-- START Supplied information --

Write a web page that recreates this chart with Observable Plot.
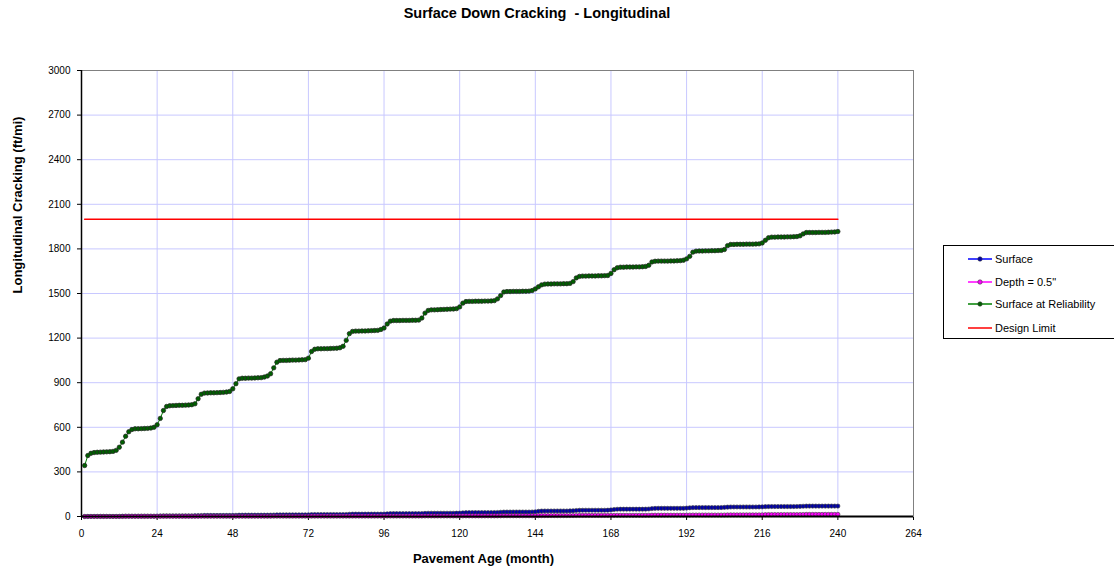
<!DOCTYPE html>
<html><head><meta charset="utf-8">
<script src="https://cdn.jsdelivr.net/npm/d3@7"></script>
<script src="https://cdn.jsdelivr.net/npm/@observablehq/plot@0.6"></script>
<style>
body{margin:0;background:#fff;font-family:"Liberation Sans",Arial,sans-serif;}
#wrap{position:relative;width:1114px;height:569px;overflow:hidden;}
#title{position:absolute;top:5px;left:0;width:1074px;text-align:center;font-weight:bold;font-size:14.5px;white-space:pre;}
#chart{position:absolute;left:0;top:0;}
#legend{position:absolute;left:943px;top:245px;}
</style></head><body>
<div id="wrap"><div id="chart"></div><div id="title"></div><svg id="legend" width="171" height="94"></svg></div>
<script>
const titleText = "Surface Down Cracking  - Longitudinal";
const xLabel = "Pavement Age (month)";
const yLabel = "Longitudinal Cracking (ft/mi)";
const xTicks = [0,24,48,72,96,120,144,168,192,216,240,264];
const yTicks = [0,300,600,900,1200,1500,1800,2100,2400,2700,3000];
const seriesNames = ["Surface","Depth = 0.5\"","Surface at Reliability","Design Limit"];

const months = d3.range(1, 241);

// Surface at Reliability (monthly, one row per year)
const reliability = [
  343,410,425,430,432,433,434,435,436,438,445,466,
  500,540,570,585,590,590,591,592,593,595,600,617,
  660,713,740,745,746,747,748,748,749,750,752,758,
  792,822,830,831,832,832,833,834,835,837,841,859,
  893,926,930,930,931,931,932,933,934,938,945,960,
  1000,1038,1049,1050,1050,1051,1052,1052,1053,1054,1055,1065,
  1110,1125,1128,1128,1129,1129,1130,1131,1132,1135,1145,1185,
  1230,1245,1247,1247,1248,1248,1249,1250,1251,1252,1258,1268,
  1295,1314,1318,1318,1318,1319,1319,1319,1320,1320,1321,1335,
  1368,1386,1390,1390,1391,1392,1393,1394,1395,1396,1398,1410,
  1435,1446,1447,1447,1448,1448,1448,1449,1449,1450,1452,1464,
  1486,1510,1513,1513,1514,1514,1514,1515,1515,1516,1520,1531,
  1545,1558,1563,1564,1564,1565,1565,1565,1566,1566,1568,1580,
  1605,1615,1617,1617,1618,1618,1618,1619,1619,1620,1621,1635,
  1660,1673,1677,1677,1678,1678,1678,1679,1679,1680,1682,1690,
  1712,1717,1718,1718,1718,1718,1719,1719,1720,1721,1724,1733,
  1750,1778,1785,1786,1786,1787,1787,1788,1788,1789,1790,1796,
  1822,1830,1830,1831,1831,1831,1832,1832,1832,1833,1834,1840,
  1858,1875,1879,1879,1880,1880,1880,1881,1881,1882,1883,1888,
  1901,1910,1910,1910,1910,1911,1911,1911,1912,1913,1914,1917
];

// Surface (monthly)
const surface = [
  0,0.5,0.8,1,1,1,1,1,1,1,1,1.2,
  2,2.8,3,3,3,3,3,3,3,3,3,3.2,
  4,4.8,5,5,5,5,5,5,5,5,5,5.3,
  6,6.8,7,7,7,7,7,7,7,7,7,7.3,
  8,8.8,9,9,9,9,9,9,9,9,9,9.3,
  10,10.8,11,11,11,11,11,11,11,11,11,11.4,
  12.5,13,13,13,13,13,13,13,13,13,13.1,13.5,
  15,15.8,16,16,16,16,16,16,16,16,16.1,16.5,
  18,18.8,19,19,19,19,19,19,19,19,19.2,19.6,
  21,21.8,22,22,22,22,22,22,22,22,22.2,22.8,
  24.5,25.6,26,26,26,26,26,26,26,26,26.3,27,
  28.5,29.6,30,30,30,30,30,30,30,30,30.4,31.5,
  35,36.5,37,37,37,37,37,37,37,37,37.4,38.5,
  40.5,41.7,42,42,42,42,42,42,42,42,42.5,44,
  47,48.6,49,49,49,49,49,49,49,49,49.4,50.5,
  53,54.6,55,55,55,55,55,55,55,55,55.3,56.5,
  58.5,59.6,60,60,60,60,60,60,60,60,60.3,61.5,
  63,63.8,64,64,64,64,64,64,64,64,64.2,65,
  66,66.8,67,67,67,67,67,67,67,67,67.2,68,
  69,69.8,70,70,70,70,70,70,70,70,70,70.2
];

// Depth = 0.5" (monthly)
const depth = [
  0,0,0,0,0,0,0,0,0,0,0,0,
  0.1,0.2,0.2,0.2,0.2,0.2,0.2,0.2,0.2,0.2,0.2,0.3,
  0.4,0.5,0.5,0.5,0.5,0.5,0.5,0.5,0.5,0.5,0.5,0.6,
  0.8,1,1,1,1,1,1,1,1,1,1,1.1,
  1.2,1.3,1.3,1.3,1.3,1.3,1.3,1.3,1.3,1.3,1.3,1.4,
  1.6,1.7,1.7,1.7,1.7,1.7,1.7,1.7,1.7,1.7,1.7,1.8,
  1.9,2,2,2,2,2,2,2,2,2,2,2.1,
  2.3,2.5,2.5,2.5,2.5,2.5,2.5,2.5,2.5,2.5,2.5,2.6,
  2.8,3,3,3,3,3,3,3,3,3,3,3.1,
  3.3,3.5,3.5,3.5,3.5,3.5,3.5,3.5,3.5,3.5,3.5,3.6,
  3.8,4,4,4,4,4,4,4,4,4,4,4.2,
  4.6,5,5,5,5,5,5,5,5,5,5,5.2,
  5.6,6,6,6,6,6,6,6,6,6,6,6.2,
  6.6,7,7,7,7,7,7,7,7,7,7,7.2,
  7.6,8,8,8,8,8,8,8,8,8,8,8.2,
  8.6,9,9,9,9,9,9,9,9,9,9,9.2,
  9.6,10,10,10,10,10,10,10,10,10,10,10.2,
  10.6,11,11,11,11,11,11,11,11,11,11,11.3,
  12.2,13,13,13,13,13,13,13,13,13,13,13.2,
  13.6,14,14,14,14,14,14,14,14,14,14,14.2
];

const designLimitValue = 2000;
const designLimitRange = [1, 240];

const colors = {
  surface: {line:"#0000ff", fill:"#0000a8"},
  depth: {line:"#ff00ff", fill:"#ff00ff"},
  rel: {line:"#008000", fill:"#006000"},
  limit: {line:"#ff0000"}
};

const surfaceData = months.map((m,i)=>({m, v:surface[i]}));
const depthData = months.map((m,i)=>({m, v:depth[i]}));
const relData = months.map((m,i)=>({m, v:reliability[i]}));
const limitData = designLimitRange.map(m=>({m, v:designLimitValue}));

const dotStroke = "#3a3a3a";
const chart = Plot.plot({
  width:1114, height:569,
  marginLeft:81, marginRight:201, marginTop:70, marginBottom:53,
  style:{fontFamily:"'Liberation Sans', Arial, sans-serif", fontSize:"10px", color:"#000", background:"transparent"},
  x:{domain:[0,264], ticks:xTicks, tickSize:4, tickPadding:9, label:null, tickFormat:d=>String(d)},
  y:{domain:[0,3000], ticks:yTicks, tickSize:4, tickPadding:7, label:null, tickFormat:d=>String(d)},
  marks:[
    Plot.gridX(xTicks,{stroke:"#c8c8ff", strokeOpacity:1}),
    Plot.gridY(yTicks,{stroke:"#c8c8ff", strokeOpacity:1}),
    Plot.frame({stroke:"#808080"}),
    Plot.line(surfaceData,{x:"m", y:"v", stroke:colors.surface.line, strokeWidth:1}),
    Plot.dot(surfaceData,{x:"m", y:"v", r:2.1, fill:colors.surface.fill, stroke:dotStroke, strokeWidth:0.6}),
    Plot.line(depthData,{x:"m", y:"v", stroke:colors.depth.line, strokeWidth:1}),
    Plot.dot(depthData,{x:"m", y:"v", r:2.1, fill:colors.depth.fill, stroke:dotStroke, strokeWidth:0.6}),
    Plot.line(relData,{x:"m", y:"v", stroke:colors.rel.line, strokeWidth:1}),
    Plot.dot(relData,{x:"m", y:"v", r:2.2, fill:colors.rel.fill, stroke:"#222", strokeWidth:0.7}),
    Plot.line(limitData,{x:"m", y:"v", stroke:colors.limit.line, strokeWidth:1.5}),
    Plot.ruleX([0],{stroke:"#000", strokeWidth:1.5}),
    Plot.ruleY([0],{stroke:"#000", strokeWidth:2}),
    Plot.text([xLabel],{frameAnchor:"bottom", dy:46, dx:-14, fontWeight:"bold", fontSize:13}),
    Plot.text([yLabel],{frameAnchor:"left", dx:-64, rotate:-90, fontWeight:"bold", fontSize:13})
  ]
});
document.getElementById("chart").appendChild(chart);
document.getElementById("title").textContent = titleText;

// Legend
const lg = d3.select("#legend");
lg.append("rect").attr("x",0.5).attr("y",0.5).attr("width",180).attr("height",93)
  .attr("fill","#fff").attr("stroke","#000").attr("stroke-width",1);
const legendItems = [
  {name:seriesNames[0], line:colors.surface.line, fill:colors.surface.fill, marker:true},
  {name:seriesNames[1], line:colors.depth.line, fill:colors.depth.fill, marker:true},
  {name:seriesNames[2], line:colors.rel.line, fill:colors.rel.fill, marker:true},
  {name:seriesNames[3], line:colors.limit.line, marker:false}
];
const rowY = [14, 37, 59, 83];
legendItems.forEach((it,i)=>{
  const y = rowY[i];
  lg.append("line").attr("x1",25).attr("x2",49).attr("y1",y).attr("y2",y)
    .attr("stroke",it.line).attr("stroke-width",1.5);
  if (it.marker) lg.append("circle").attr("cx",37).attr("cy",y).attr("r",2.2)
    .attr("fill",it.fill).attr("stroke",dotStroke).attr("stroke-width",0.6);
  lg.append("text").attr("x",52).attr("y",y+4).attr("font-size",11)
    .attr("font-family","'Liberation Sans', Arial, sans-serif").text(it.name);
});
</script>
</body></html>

-- END Supplied information --

**Written instruction:** Only lines with the string "chart" belong in your answer; copy each one.

**Solution to this problem:**
Write a web page that recreates this chart with Observable Plot.
#chart{position:absolute;left:0;top:0;}
<div id="wrap"><div id="chart"></div><div id="title"></div><svg id="legend" width="171" height="94"></svg></div>
const chart = Plot.plot({
document.getElementById("chart").appendChild(chart);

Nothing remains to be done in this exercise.